Powered by Qatar's North Field, the Middle East region will add 140mn tonnes per year LNG liquefaction capacity until 2050, according to the Gas Exporting Countries Forum.
Globally, around 560mn tonnes per year of additional liquefaction capacity poised to launch from 2021 through 2050. This includes projects under construction and in all FEED (front-end engineering and development) stages, along with proposed, potential, stalled, and speculative ventures, GECF said in its latest ‘Global Gas Outlook 2050’.
North America will supply the largest liquefaction gains, adding nearly 160 mtpy supported by unconventional gas.
Global liquefaction capacity has grown from 270 mtpy in 2010 to 462 mtpy in 2021 and will more than double to about 1,032 mtpy by 2050.
LNG demand expected to reach 850 mtpy by 2050 will utilise over 80% of liquefaction capacity, making markets well-supplied throughout the forecast period
Qatar exported 77mn tonnes in 2021, GECF noted. QatarEnergy is working to increase its liquefaction capacity to 110 mtpy by 2026 and 126 mtpy by 2027.
Both pipeline and LNG infrastructure will grow by 2050, the report noted. Liquefaction and regasification capacity will dominate spending through 2030, while expansion is set to slow after 2040.
Export pipeline developments will endure through 2050, particularly in Eurasia and Europe.
Globally LNG demand will more than double from 372mn tonnes in 2021 to 850mn tonnes by 2050, fuelled by developing Asia’s strong demand.
The largest regasification capacity additions are expected to be in the Asia Pacific region.
Global regasification capacity grew from 630 mtpy in 2010 to 993 mtpy in 2021. By 2050, capacity could surge to almost 1,840 mtpy, when operating, under construction proposed; mothballed and stalled projects are considered. This would be more than double expected LNG demand of around 850mn tonnes.
Roughly 1,060 mtpy, or 60% of global capacity, will be located in the Asia Pacific region by 2050. Some 380 mtpy, or 20%, will be in Europe.
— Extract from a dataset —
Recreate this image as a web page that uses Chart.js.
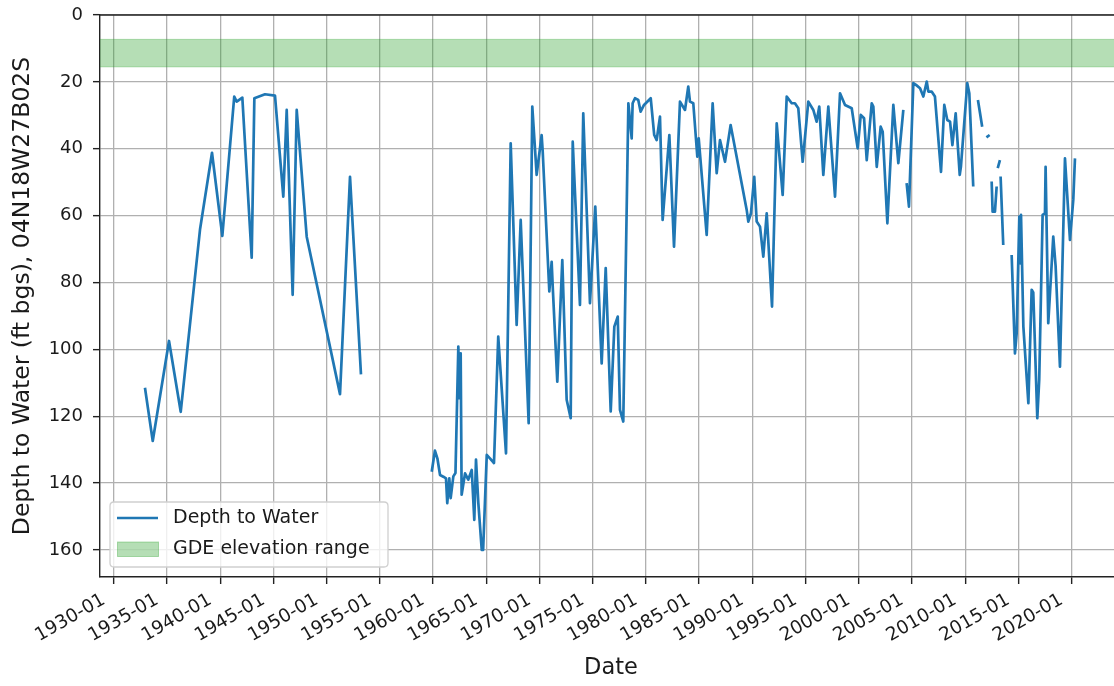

GECF has revised the European capacity figure upward by 100%, with growth being implemented before 2030.
Asian LNG demand remains subdued in the short term, also supported by an increase in domestic coal use where possible. High LNG spot import prices and a weakening global economic outlook dampen overall Asian gas demand growth, especially in price-sensitive markets.
China and South Asia are at the greatest risk of demand downgrades.
However, demand will rebound strongly when LNG supply availability increases and prices moderate around 2026.
China, Southeast Asia, and South Asia account for all the medium to long-term growth upside, while Northeast Asian demand remains flat and declines after 2030. Southeast Asia and South Asia will be the fastest growing LNG markets, GECF noted.
Several companies in China are building out some 50 mtpy of regasification capacity over the next two years, with total capacity reaching about 225 mtpy by 2050 – even as price sensitivity remains a key demand headwind.
Japan will be home to 210 mtpy, while South Korea and India will follow with around 140 mtpy and 145 mtpy, respectively.
European governments and utility companies have been quick to develop new regasification capacity but have yet to move meaningfully to long-term LNG contracts to secure supply.
European LNG imports will increase from 81 mtpy (111 bcm) in 2021 to 135mn tonnes (186 bcm) by 2030, while Europe is set to develop 72 mtpy (100 bcm) of additional regas capacity by 2025.
LNG deliveries to Europe in 2022 are expected to grow by over 40mn tons over 2021.
However, location and availability of existing regas capacity, along with connectivity constraints within the European gas network, limit access options for many potential European buyers.
As a result, GECF noted multiple countries have announced plans to install additional regas capacity via new or operating proposals. There are some 10 expansions planned at seven terminals between 2022 and 2030 totalling more than 30 bcm a year, it said.